> **INSTRUCTIONS TO FOLLOW**
Leave out the pictures and retype only the lines from the opening line to the line that holds "import numpy as np", both ends included.

> **RECORDED DATA**
----
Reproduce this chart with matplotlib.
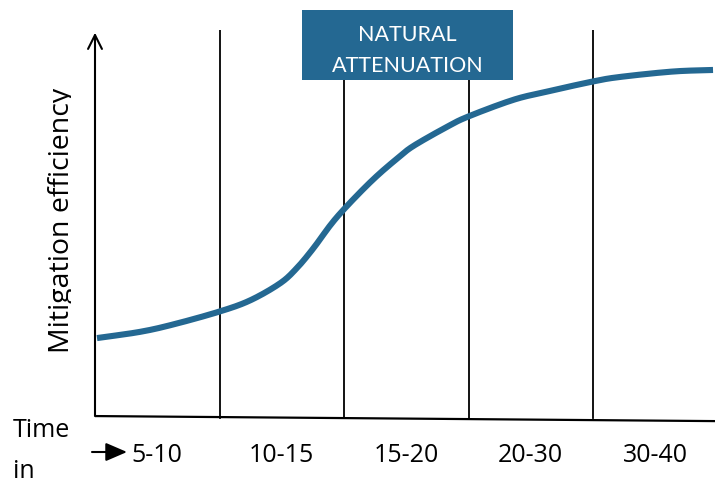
import matplotlib
matplotlib.use("Agg")
import matplotlib.pyplot as plt
from matplotlib.patches import Rectangle, FancyArrowPatch
from matplotlib.transforms import Bbox, TransformedBbox
import numpy as np

# ---- data ----
categories = ["5-10", "10-15", "15-20", "20-30", "30-40"]
curve_x = [0.016, 0.361, 0.627, 0.996, 1.245, 1.486, 1.620, 1.753, 1.888, 1.994,
           2.155, 2.289, 2.436, 2.557, 2.825, 2.998, 3.360, 3.628, 3.994, 4.217,
           4.643, 4.964]
curve_eff = [20.6, 22.2, 24.1, 27.4, 30.3, 34.7, 38.6, 43.7, 49.6, 53.6,
             59.0, 63.1, 67.1, 70.1, 75.0, 77.7, 82.0, 84.1, 86.7, 87.9,
             89.3, 89.7]
dividers = [1, 2, 3, 4]
title_lines = ["NATURAL", "ATTENUATION"]
ylabel = "Mitigation efficiency"
xlabel_lines = ["Time", "in"]

W, H = 715, 484
BLUE = "#246892"
FONT = "Open Sans"


def smooth(xs, ys, n=24):
    """Catmull-Rom rendering of the read points (drawing only)."""
    p = np.column_stack([xs, ys]).astype(float)
    p = np.vstack([2 * p[0] - p[1], p, 2 * p[-1] - p[-2]])
    out = []
    t = np.linspace(0, 1, n, endpoint=False)[:, None]
    for i in range(1, len(p) - 2):
        p0, p1, p2, p3 = p[i - 1], p[i], p[i + 1], p[i + 2]
        seg = 0.5 * ((2 * p1) + (-p0 + p2) * t + (2 * p0 - 5 * p1 + 4 * p2 - p3) * t ** 2
                     + (-p0 + 3 * p1 - 3 * p2 + p3) * t ** 3)
        out.append(seg)
    out.append(p[-2][None, :])
    out = np.vstack(out)
    return out[:, 0], out[:, 1]


fig = plt.figure(figsize=(W / 100, H / 100), dpi=100)

px_unit = 124.5
x0_px, y0_px, ytop_px = 95, 418, 30
py_unit = (y0_px - ytop_px) / 100.0
xmax = (W - x0_px) / px_unit
ymin, ymax = -2.0, 100.0
bottom_px = y0_px - ymin * py_unit
ax = fig.add_axes([x0_px / W, (H - bottom_px) / H, (W - x0_px) / W,
                   (ymax - ymin) * py_unit / H])
ax.set_xlim(0, xmax)
ax.set_ylim(ymin, ymax)
ax.axis("off")

sx, sy = smooth(curve_x, curve_eff)
ax.plot(sx, sy, color=BLUE, lw=4.4, solid_capstyle="butt",
        solid_joinstyle="round", zorder=3)

for d in dividers:
    ax.plot([d, d], [0, 100], color="black", lw=1.3, zorder=2)

ax.plot([0, xmax], [0.5, -0.8], color="black", lw=1.6, zorder=2)

ax.annotate("", xy=(0, 99.3), xytext=(0, 0.5),
            arrowprops=dict(arrowstyle="->,head_length=1.0,head_width=0.5",
                            color="black", lw=1.5, shrinkA=0, shrinkB=0))

for i, c in enumerate(categories):
    ax.text(i + 0.5, -11.3, c, ha="center", va="baseline", fontsize=18,
            family=FONT, color="black", clip_on=False)

fig_arrow_y = 1 - 452 / H
fig.patches.append(FancyArrowPatch(
    (92 / W, fig_arrow_y), (127 / W, fig_arrow_y), transform=fig.transFigure,
    arrowstyle="-|>,head_length=0.65,head_width=0.28", color="black", lw=1.5,
    shrinkA=0, shrinkB=0, mutation_scale=20))

fig.text(13 / W, 1 - 437 / H, xlabel_lines[0], ha="left", va="baseline",
         fontsize=18, family=FONT)
fig.text(13 / W, 1 - 478 / H, xlabel_lines[1], ha="left", va="baseline",
         fontsize=18, family=FONT)

# label axes: a strip left of the plot, its own clip box cuts the descenders
lab_ax = fig.add_axes([0, 0, 71 / W, 1])
lab_ax.set_xlim(0, 71)
lab_ax.set_ylim(H, 0)
lab_ax.axis("off")
lab_ax.text(68.5, 353, ylabel, rotation=90, ha="left", va="baseline",
            fontsize=20.5, family=FONT, rotation_mode="anchor", clip_on=True)

box = Rectangle((302 / W, 1 - 80 / H), (513 - 302) / W, 70 / H,
                transform=fig.transFigure, facecolor=BLUE, edgecolor="none",
                zorder=5)
fig.patches.append(box)
t1 = fig.text(407 / W, 1 - 40.7 / H, title_lines[0], ha="center", va="baseline",
              fontsize=15.5, family="Lato", color="white", zorder=6)
t2 = fig.text(408 / W, 1 - 72.5 / H, title_lines[1], ha="center", va="baseline",
              fontsize=15.5, family="Lato", color="white", zorder=6)

fig.savefig("out.png", dpi=100)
----
> **SOLUTION BELOW**
Reproduce this chart with matplotlib.
import matplotlib
matplotlib.use("Agg")
import matplotlib.pyplot as plt
from matplotlib.patches import Rectangle, FancyArrowPatch
from matplotlib.transforms import Bbox, TransformedBbox
import numpy as np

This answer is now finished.